> **WHAT IS BEING ASKED**: What lies from the line containing "Emit a Python" through the line containing "from matplotlib.patches import Rectangle"? Print exactly those lines, with both ends, and no others.
----
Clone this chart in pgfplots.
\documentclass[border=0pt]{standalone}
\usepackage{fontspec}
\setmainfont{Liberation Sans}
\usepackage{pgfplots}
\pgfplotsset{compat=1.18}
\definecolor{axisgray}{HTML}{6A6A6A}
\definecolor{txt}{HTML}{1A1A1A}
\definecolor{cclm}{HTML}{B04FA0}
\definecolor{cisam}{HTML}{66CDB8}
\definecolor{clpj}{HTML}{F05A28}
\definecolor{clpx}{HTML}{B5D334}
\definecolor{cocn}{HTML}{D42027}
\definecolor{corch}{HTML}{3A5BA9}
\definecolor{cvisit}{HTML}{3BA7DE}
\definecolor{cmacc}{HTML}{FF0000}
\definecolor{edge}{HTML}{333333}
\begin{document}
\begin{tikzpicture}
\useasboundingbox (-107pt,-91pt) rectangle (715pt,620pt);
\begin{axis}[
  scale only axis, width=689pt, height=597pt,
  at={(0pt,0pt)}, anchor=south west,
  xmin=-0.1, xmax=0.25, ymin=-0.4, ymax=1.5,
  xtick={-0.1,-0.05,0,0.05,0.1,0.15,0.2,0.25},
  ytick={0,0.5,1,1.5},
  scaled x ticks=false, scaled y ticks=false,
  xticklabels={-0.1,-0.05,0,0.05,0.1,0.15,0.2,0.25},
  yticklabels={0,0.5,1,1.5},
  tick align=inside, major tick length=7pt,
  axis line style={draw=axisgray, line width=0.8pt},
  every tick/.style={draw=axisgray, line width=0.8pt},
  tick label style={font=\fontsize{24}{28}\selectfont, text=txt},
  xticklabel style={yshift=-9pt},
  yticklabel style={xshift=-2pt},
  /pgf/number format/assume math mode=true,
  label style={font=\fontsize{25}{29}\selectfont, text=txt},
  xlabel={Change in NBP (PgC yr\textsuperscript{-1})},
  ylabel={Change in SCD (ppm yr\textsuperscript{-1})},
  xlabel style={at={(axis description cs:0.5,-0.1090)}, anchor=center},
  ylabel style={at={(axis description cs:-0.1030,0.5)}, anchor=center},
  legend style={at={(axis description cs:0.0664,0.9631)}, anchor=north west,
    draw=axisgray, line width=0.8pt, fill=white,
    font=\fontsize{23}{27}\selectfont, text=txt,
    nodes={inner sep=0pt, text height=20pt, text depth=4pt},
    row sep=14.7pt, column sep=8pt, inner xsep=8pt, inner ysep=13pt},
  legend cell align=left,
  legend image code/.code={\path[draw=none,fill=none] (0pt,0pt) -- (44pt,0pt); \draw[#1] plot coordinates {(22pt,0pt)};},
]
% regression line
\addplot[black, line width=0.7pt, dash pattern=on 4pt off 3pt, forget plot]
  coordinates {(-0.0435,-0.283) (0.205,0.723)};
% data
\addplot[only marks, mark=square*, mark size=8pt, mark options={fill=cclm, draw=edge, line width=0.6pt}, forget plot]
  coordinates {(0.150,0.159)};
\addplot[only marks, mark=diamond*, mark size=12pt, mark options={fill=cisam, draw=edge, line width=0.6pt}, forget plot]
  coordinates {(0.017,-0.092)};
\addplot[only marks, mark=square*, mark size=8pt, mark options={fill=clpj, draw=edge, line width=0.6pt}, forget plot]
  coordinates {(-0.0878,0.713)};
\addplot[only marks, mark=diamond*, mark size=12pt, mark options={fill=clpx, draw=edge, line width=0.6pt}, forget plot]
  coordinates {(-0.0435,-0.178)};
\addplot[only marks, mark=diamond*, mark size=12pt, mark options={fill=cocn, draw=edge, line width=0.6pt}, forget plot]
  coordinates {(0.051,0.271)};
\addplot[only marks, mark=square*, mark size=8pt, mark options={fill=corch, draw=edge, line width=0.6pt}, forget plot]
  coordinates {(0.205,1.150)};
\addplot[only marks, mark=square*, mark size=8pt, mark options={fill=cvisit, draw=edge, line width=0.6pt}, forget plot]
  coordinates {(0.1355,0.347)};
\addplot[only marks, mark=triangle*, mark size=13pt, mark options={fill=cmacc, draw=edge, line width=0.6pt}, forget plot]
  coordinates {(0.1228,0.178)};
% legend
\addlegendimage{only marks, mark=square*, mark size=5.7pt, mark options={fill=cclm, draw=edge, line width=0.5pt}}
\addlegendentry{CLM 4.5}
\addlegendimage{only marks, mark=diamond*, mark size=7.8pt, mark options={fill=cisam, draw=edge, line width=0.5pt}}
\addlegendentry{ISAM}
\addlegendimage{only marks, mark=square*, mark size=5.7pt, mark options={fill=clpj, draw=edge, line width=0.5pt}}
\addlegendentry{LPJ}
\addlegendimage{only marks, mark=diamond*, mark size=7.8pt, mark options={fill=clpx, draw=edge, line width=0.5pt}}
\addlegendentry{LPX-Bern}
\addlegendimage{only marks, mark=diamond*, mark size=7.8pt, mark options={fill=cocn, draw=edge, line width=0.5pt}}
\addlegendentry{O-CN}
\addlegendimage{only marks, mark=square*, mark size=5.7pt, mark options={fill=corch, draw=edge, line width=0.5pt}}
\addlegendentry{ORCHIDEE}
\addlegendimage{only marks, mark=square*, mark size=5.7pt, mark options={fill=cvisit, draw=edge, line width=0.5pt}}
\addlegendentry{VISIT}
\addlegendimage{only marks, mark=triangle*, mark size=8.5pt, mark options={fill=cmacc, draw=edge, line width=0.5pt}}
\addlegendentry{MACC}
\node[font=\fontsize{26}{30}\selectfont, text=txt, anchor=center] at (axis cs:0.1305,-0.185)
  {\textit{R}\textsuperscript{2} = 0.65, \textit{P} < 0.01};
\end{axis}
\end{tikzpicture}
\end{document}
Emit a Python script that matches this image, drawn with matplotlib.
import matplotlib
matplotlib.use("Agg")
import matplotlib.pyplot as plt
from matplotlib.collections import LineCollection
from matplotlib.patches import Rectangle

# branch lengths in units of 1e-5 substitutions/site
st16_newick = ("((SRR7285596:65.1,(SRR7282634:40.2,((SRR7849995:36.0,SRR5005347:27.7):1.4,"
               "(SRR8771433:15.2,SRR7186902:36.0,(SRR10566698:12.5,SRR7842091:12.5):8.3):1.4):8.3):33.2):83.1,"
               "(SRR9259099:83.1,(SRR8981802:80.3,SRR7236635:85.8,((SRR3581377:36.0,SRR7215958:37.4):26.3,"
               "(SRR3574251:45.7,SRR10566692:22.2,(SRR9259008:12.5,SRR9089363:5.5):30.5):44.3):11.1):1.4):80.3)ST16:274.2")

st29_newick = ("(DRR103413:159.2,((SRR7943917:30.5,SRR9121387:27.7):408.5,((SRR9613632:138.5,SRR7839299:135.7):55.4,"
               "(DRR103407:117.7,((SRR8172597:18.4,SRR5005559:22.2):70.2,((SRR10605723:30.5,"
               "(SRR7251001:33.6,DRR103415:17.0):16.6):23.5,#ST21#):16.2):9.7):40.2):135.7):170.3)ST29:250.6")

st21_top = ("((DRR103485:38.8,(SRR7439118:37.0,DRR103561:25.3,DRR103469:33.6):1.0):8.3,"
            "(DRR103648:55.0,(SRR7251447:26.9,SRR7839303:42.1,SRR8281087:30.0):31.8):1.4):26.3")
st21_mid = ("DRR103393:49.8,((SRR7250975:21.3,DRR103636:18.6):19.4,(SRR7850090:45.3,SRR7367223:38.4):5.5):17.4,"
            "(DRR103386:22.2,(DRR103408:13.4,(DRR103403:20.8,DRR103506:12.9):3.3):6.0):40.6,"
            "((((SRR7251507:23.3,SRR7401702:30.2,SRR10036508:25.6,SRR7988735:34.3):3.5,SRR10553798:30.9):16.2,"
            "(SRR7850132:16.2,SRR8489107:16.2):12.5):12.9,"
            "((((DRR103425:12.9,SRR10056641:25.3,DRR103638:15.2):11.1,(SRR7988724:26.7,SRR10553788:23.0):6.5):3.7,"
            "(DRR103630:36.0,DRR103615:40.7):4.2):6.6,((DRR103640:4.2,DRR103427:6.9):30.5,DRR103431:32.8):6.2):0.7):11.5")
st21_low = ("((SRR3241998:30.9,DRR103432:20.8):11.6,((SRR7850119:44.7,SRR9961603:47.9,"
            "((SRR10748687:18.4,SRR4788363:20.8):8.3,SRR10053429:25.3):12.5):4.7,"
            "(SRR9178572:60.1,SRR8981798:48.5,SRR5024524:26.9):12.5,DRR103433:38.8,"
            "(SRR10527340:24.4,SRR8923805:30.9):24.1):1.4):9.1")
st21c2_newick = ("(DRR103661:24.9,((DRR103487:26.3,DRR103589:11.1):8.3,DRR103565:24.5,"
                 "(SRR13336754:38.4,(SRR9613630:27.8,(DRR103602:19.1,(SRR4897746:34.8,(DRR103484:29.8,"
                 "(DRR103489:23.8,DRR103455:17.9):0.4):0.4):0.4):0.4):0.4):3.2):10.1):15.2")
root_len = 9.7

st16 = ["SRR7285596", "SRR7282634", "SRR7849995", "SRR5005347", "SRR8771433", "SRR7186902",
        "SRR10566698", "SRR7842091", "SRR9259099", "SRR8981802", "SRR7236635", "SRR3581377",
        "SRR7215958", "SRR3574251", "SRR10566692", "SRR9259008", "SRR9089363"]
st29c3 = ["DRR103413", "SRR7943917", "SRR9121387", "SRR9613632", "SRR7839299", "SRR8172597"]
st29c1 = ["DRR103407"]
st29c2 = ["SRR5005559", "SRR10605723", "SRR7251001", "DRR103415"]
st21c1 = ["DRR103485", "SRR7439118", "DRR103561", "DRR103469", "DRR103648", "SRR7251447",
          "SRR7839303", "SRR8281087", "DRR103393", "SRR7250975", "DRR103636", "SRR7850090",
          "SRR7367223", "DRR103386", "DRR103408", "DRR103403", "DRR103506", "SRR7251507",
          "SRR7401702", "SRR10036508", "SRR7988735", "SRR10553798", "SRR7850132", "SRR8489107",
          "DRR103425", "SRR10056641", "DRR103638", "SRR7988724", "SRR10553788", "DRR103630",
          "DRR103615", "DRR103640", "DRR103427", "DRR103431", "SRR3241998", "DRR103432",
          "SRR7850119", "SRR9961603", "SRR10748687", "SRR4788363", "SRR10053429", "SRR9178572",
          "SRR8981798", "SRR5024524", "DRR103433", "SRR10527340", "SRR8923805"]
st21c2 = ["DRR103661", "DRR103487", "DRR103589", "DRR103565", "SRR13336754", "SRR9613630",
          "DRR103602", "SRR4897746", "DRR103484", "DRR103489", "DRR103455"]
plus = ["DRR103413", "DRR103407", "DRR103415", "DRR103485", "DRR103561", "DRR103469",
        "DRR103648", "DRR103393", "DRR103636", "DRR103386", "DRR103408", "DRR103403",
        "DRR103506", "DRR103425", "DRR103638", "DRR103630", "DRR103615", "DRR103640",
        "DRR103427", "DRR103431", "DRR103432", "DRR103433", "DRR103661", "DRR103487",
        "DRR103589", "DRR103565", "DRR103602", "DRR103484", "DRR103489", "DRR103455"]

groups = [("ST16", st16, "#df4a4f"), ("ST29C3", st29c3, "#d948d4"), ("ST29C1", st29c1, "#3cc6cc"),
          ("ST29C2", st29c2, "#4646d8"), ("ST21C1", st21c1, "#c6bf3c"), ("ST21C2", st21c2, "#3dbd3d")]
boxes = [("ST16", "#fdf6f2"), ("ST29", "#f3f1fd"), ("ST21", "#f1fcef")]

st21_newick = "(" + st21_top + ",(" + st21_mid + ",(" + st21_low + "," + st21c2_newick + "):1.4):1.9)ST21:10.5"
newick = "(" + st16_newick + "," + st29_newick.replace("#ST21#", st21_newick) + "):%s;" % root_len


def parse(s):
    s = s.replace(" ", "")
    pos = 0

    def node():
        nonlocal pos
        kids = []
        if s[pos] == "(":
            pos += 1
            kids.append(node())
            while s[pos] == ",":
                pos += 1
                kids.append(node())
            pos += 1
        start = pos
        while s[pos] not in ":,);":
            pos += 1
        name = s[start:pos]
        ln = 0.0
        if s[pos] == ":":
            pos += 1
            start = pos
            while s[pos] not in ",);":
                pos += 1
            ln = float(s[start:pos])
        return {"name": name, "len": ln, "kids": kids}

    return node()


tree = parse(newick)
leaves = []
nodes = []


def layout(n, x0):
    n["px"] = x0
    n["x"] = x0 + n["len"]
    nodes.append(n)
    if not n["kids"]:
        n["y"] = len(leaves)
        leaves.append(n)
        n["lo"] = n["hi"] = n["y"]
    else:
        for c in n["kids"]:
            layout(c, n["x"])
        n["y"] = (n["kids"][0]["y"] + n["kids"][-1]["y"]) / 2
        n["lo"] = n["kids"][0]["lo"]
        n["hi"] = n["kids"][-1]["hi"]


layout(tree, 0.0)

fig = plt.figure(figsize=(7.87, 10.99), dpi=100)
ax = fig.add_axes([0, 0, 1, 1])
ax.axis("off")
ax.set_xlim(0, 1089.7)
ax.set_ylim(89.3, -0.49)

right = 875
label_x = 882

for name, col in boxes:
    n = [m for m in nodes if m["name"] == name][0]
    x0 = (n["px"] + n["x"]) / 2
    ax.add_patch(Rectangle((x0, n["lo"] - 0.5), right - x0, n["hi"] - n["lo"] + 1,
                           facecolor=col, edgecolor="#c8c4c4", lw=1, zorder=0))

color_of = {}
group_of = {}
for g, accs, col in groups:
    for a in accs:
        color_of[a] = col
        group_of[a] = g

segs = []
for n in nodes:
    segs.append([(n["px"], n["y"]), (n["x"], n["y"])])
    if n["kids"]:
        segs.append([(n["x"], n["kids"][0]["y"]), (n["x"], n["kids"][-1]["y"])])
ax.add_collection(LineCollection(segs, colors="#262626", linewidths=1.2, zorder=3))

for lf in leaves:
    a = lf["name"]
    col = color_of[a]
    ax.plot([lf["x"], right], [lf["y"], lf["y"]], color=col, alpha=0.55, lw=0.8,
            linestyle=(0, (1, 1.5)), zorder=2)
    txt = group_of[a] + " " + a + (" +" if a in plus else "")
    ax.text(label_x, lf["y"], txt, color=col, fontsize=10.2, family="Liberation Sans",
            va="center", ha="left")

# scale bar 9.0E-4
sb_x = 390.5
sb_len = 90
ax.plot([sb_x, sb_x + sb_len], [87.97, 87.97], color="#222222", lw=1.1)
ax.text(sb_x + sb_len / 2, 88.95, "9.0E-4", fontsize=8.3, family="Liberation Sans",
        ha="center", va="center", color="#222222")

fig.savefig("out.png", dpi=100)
----
> **WORKED ANSWER**:
Emit a Python script that matches this image, drawn with matplotlib.
import matplotlib
matplotlib.use("Agg")
import matplotlib.pyplot as plt
from matplotlib.collections import LineCollection
from matplotlib.patches import Rectangle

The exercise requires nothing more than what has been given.